The Government's statement was filed in opposition to a request by Mr. Pollard for information about other spy cases before his sentencing, which is scheduled for March 4.

Mr. Pollard, a 32-year-old avowed Zionist, pleaded guilty last summer to charges of selling a vast array of military secrets to Israel. His wife, Anne Henderson-Pollard, pleaded guilty to lesser charges of criminally possessing classified documents. She also awaits sentencing. Pollard Attorney Disagrees

Mr. Pollard's attorney, Richard Hibey, said he disagreed with the Justice Department's assertions on the damage his client had caused.

''We strongly disagree with that,'' Mr. Hibey said. ''We don't feel that there is anything in any of the papers they have submitted, either classified or unclassified, that supports their position.''

Mr. Pollard, in a request filed by Mr. Hibey, sought Government files containing evidence of espionage committed by any American citizen on behalf of Israel in an attempt to document his claim that the Justice Department chose not to prosecute other people detained on charges of spying for Israel.

Federal prosecutors emphatically denied this claim. The prosecutors also urged Federal District Judge Aubrey E. Robinson Jr., who is scheduled to sentence Mr. Pollard, to deny his request to inspect the ''top secret'' assessment of damage to national security filed in Mr.

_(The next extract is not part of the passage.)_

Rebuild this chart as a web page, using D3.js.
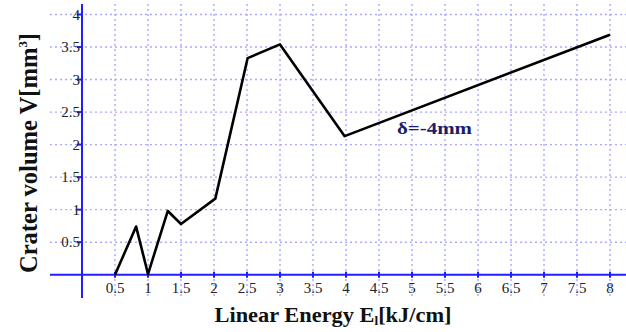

Pelton's case.

Mr. Pelton was sentenced last December to three life terms plus 10 years for selling secrets to the Soviet Union about electronic eavesdropping that he learned in 14 years as a National Security Agency technician.
0 Replies
 
BillRM
 
  2  
Reply Fri 18 Dec, 2015 06:43 am
@engineer,
Quote:
Pollard was blamed for something he absolutely did do: transfer huge quantities of US secrets to Israel for money.


By the large suitcases full and before he made his deal with Israel he was shopping around for other nations to become buyers.